To allow password-less sudo, add the local user to the sudoers file on each host:

Server Console

$ sudo vi /etc/sudoers

#includedir /etc/sudoers.d
#K8s cluster deployment user with sudo privileges without password
user ALL=(ALL) NOPASSWD:ALL

On the deployment node, generate an SSH key and copy it to each node.

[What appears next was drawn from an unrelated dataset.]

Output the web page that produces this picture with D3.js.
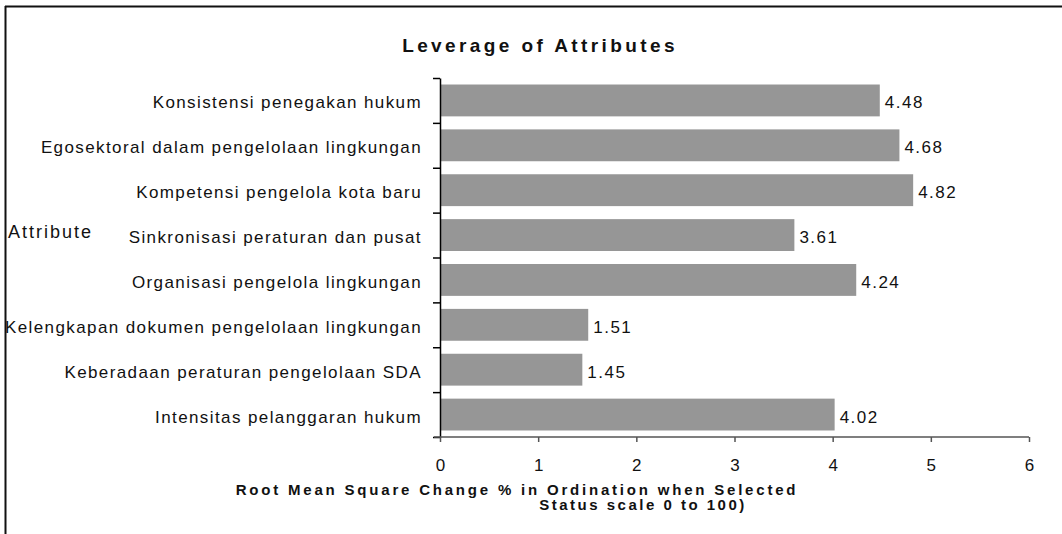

For example:

Deployment Node Console (Master node is used)

$ ssh-keygen

Generating public/private rsa key pair.
Enter file in which to save the key (/home/user/.ssh/id_rsa):
Created directory '/home/user/.ssh'.
Enter passphrase (empty for no passphrase):
Enter same passphrase again:
Your identification has been saved in /home/user/.ssh/id_rsa.
Your public key has been saved in /home/user/.ssh/id_rsa.pub.
The key fingerprint is:
SHA256:PaZkvxV4K/h8q32zPWdZhG1VS0DSisAlehXVuiseLgA user@master
The key's randomart image is:
+---[RSA 2048]----+
|      ...+oo+o..o|
|      .oo   .o. o|
|     . .. . o  +.|
|   E  .  o +  . +|
|    .   S = +  o |
|     . o = + o  .|
|      . o.o +   o|
|       ..+.*. o+o|
|        oo*ooo.++|
+----[SHA256]-----+

$ ssh-copy-id -i ~/.ssh/id_rsa user@10.10.0.1

/usr/bin/ssh-copy-id: INFO: Source of key(s) to be installed: "/home/user/.ssh/id_rsa.pub" The authenticity of host 10.10.0.1 (10.10.0.1)' can't be established.
ECDSA key fingerprint is SHA256:uyglY5g0CgPNGDm+XKuSkFAbx0RLaPijpktANgXRlD8.
Are you sure you want to continue connecting (yes/no)? yes
/usr/bin/ssh-copy-id: INFO: attempting to log in with the new key(s), to filter out any that are already installed
/usr/bin/ssh-copy-id: INFO: 1 key(s) remain to be installed -- if you are prompted now it is to install the new keys
user@10.10.0.1's password:

Number of key(s) added: 1

Now try logging into the machine, and verify that you can log in without a password.

Deploying the BFB

Download the DOCA host drivers packages form the DOCA webpage by scrolling down to the bottom of the page and selecting the relevant package. It will install all the necessary software to access and install the DPU from the host.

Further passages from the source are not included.